7. What is your advice to nursing students who are just entering their studies / nurses who are just entering the industry?

Nursing is a profession that requires not only the hands that work, but also the brain that thinks about reality (and the problems it presents), and seeks intelligent solutions that help everyone involved. We must start our careers as nurses not by "putting ourselves in a cast", but by untying the knots that hold us in the sameness of "performing a task here, another there". Nursing has many brilliant minds and it certainly thinks of projects that can change the reality of people who go through health problems.


8. How did you learn about the QSNA and what prompted you to apply?

I learned about the Queen Silvia Nursing Award from Sweden from a colleague and I applied because I believe that my work has a lot to do with presenting potential solutions to major challenges in public and private health in Brazil.
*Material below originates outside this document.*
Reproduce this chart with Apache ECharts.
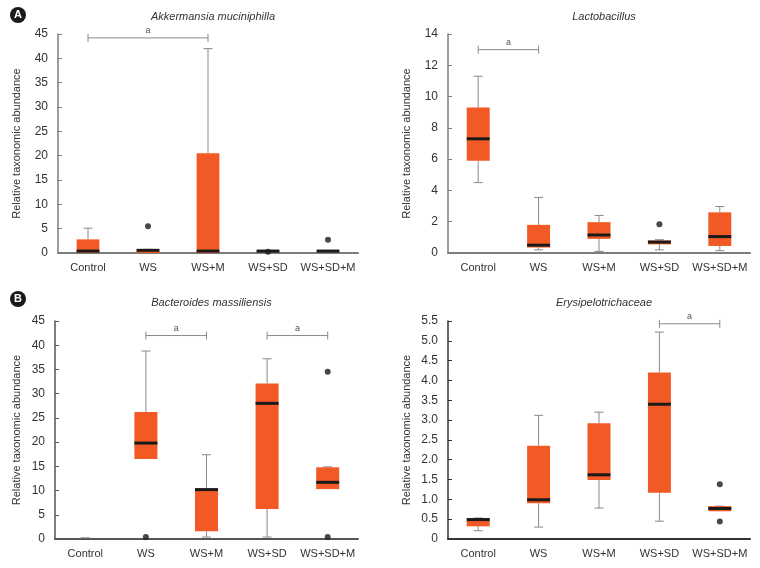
<!DOCTYPE html>
<html>
<head>
<meta charset="utf-8">
<script src="https://cdn.jsdelivr.net/npm/echarts@6/dist/echarts.min.js"></script>
<style>
  html, body { margin: 0; padding: 0; background: #fff; }
  #chart { width: 760px; height: 568px; }
</style>
</head>
<body>
<div id="chart"></div>
<script>
// groups on the x axis
const categories = ['Control', 'WS', 'WS+M', 'WS+SD', 'WS+SD+M'];

// Akkermansia muciniphilla
const akkMin = [0, 0, 0, 0.2, 0.3];
const akkQ1 = [0, 0, 0, 0.3, 0.3];
const akkMed = [0.4, 0.55, 0.4, 0.4, 0.4];
const akkQ3 = [2.8, 0.75, 20.5, 0.5, 0.5];
const akkMax = [5.1, 0.75, 42.0, 0.5, 0.5];
const akkOut = [[1, 5.5], [3, 0.25], [4, 2.7]];
const akkSig = [[0, 2, 44.2]];

// Lactobacillus
const lacMin = [4.5, 0.2, 0.1, 0.2, 0.15];
const lacQ1 = [5.9, 0.35, 0.9, 0.55, 0.45];
const lacMed = [7.3, 0.5, 1.15, 0.7, 1.05];
const lacQ3 = [9.3, 1.8, 1.97, 0.8, 2.6];
const lacMax = [11.3, 3.55, 2.4, 0.85, 2.97];
const lacOut = [[3, 1.84]];
const lacSig = [[0, 1, 13]];

// Bacteroides massiliensis
const bacMin = [0.25, 16.5, 0.4, 0.4, 10.3];
const bacQ1 = [0.25, 16.5, 1.6, 6.2, 10.3];
const bacMed = [0.25, 19.8, 10.2, 28.0, 11.7];
const bacQ3 = [0.25, 26.2, 10.3, 32.1, 14.8];
const bacMax = [0.25, 38.8, 17.4, 37.2, 14.9];
const bacOut = [[1, 0.4], [4, 34.5], [4, 0.4]];
const bacSig = [[1, 2, 42], [3, 4, 42]];

// Erysipelotrichaceae
const eryMin = [0.21, 0.3, 0.78, 0.45, 0.7];
const eryQ1 = [0.32, 0.9, 1.49, 1.17, 0.7];
const eryMed = [0.49, 0.99, 1.62, 3.4, 0.77];
const eryQ3 = [0.53, 2.35, 2.92, 4.2, 0.83];
const eryMax = [0.53, 3.12, 3.2, 5.22, 0.83];
const eryOut = [[4, 1.38], [4, 0.44]];
const erySig = [[3, 4, 5.43]];

const FONT = "'Liberation Sans', Arial, sans-serif";
const ORANGE = '#F15A24';
const WHISKER = '#8a8a8a';

const chart = echarts.init(document.getElementById('chart'));

function boxRows(mn, q1, md, q3, mx) {
  return categories.map((c, i) => [i, mn[i], q1[i], md[i], q3[i], mx[i]]);
}

function renderBox(params, api) {
  const x = api.value(0);
  const pMin = api.coord([x, api.value(1)]);
  const pQ1 = api.coord([x, api.value(2)]);
  const pMed = api.coord([x, api.value(3)]);
  const pQ3 = api.coord([x, api.value(4)]);
  const pMax = api.coord([x, api.value(5)]);
  const bw = api.size([1, 0])[0] * 0.38;
  const cx = pMed[0];
  const capW = 9;
  const kids = [];
  const wStyle = { stroke: WHISKER, lineWidth: 1 };
  if (pMax[1] < pQ3[1] - 0.5) {
    kids.push({ type: 'line', shape: { x1: cx, y1: pMax[1], x2: cx, y2: pQ3[1] }, style: wStyle });
  }
  kids.push({ type: 'line', shape: { x1: cx - capW / 2, y1: pMax[1], x2: cx + capW / 2, y2: pMax[1] }, style: wStyle });
  if (pMin[1] > pQ1[1] + 0.5) {
    kids.push({ type: 'line', shape: { x1: cx, y1: pQ1[1], x2: cx, y2: pMin[1] }, style: wStyle });
    kids.push({ type: 'line', shape: { x1: cx - capW / 2, y1: pMin[1], x2: cx + capW / 2, y2: pMin[1] }, style: wStyle });
  }
  if (api.value(4) > api.value(2)) {
    kids.push({
      type: 'rect',
      shape: { x: cx - bw / 2, y: pQ3[1], width: bw, height: Math.max(pQ1[1] - pQ3[1], 1) },
      style: { fill: ORANGE }
    });
    kids.push({
      type: 'line',
      shape: { x1: cx - bw / 2, y1: pMed[1], x2: cx + bw / 2, y2: pMed[1] },
      style: { stroke: '#1a1a1a', lineWidth: 3 }
    });
  }
  return { type: 'group', children: kids };
}

function renderSig(params, api) {
  const a = api.coord([api.value(0), api.value(2)]);
  const b = api.coord([api.value(1), api.value(2)]);
  const st = { stroke: '#8a8a8a', lineWidth: 1 };
  return {
    type: 'group',
    children: [
      { type: 'line', shape: { x1: a[0], y1: a[1], x2: b[0], y2: b[1] }, style: st },
      { type: 'line', shape: { x1: a[0], y1: a[1] - 4, x2: a[0], y2: a[1] + 4 }, style: st },
      { type: 'line', shape: { x1: b[0], y1: b[1] - 4, x2: b[0], y2: b[1] + 4 }, style: st },
      {
        type: 'text',
        style: {
          text: 'a', x: (a[0] + b[0]) / 2, y: a[1] - 3,
          align: 'center', verticalAlign: 'bottom',
          fill: '#555', font: '9px ' + FONT
        }
      }
    ]
  };
}

const grids = [
  { left: 58, top: 34, width: 300, height: 219 },
  { left: 448, top: 34, width: 302, height: 219 },
  { left: 55, top: 321, width: 303, height: 218 },
  { left: 448, top: 321, width: 302, height: 218 }
];

const panels = [
  { title: 'Akkermansia muciniphilla', max: 45, step: 5, rows: boxRows(akkMin, akkQ1, akkMed, akkQ3, akkMax), out: akkOut, sig: akkSig, axisColor: '#7d7d7d' },
  { title: 'Lactobacillus', max: 14, step: 2, rows: boxRows(lacMin, lacQ1, lacMed, lacQ3, lacMax), out: lacOut, sig: lacSig, axisColor: '#7d7d7d' },
  { title: 'Bacteroides massiliensis', max: 45, step: 5, rows: boxRows(bacMin, bacQ1, bacMed, bacQ3, bacMax), out: bacOut, sig: bacSig, axisColor: '#555' },
  { title: 'Erysipelotrichaceae', max: 5.5, step: 0.5, rows: boxRows(eryMin, eryQ1, eryMed, eryQ3, eryMax), out: eryOut, sig: erySig, axisColor: '#333', decimals: true }
];

const titles = panels.map((p, i) => ({
  text: p.title,
  left: grids[i].left + grids[i].width / 2,
  top: i < 2 ? 6 : 292,
  textAlign: 'center',
  textStyle: { fontFamily: FONT, fontStyle: 'italic', fontWeight: 'normal', fontSize: 11, color: '#333' }
}));

const xAxes = panels.map((p, i) => ({
  type: 'category',
  gridIndex: i,
  data: categories,
  axisLine: { lineStyle: { color: p.axisColor, width: 2 } },
  axisTick: { show: false },
  axisLabel: { color: '#333', fontFamily: FONT, fontSize: 11, margin: 9, interval: 0 }
}));

const yAxes = panels.map((p, i) => ({
  type: 'value',
  gridIndex: i,
  min: 0,
  max: p.max,
  interval: p.step,
  name: 'Relative taxonomic abundance',
  nameLocation: 'middle',
  nameGap: i === 2 ? 33 : 36,
  nameTextStyle: { color: '#333', fontFamily: FONT, fontSize: 11 },
  axisLine: { show: true, lineStyle: { color: p.axisColor, width: 1.5 } },
  axisTick: { show: true, inside: true, length: 4, lineStyle: { color: p.axisColor } },
  splitLine: { show: false },
  axisLabel: {
    color: '#333', fontFamily: FONT, fontSize: 12, margin: 10,
    formatter: v => (p.decimals && v !== 0 ? v.toFixed(1) : String(v))
  }
}));

const series = [];
panels.forEach((p, i) => {
  series.push({
    type: 'custom', xAxisIndex: i, yAxisIndex: i,
    renderItem: renderBox, data: p.rows,
    encode: { x: 0, y: [1, 2, 3, 4, 5] }, silent: true, z: 2
  });
  series.push({
    type: 'scatter', xAxisIndex: i, yAxisIndex: i,
    data: p.out, symbolSize: 6, itemStyle: { color: '#1a1a1a' }, silent: true, z: 3
  });
  series.push({
    type: 'custom', xAxisIndex: i, yAxisIndex: i,
    renderItem: renderSig, data: p.sig,
    encode: { x: [0, 1], y: 2 }, silent: true, z: 3
  });
});

function badge(letter, cx, cy) {
  return [
    { type: 'circle', shape: { cx: cx, cy: cy, r: 8 }, style: { fill: '#1a1a1a' } },
    {
      type: 'text', x: cx, y: cy,
      style: { text: letter, fill: '#fff', font: 'bold 11px Arial, sans-serif', align: 'center', verticalAlign: 'middle' }
    }
  ];
}

chart.setOption({
  animation: false,
  title: titles,
  grid: grids,
  xAxis: xAxes,
  yAxis: yAxes,
  series: series,
  graphic: badge('A', 18, 15).concat(badge('B', 18, 299))
});
</script>
</body>
</html>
The focus here is on maintaining savings for both systems, as well as making the journey of cancer patients safer and more complete, as they undergo complex, expensive treatments that considerably reduce their quality of life.


9. Summarize your winning idea in a sentence and please let us know why you think this is important to share with the international nursing community?

Digital support, remote monitoring and care focused on the quality of life of cancer patients.


Since 2017, large studies have been published in the largest oncology congresses in the world and tell us about the fundamental importance of having qualified professionals available to patients with chronic-degenerative diseases outside the hospital environment. Many of them demonstrate significant improvement in quality of life, adherence to treatment, communication with the health team, reduction of unnecessary visits to treatment centers, early identification of potentially fatal situations and increase in survival rates, reaching even higher levels than new drugs.


The importance of quality digital support also comes from the global industry 4.0 movement, innovation and digital transformation. Patient care will be directly linked to this in a few years, and many will have greater access to quality healthcare.


10. Will you be bringing your winning idea further, i.e. to market or to development?

Yes! I want to learn more and more about how to transform the current Brazilian reality and I seek support from people who can encourage my ideas and help me leverage digital support for patients not only oncology, but with chronic-degenerative diseases in the country.


The central idea is to promote quality of life through an application with easy access to multi professional teams that guide and make the journeys of these patients increasingly lighter and safer, through telecare, pharmacovigilance, guidelines for self-care, reporting center of symptoms, navigation center, multidisciplinary assistance from diagnosis to outcome, whatever it may be.


Finally, I am immensely grateful to everyone involved for the opportunity to take my project this far.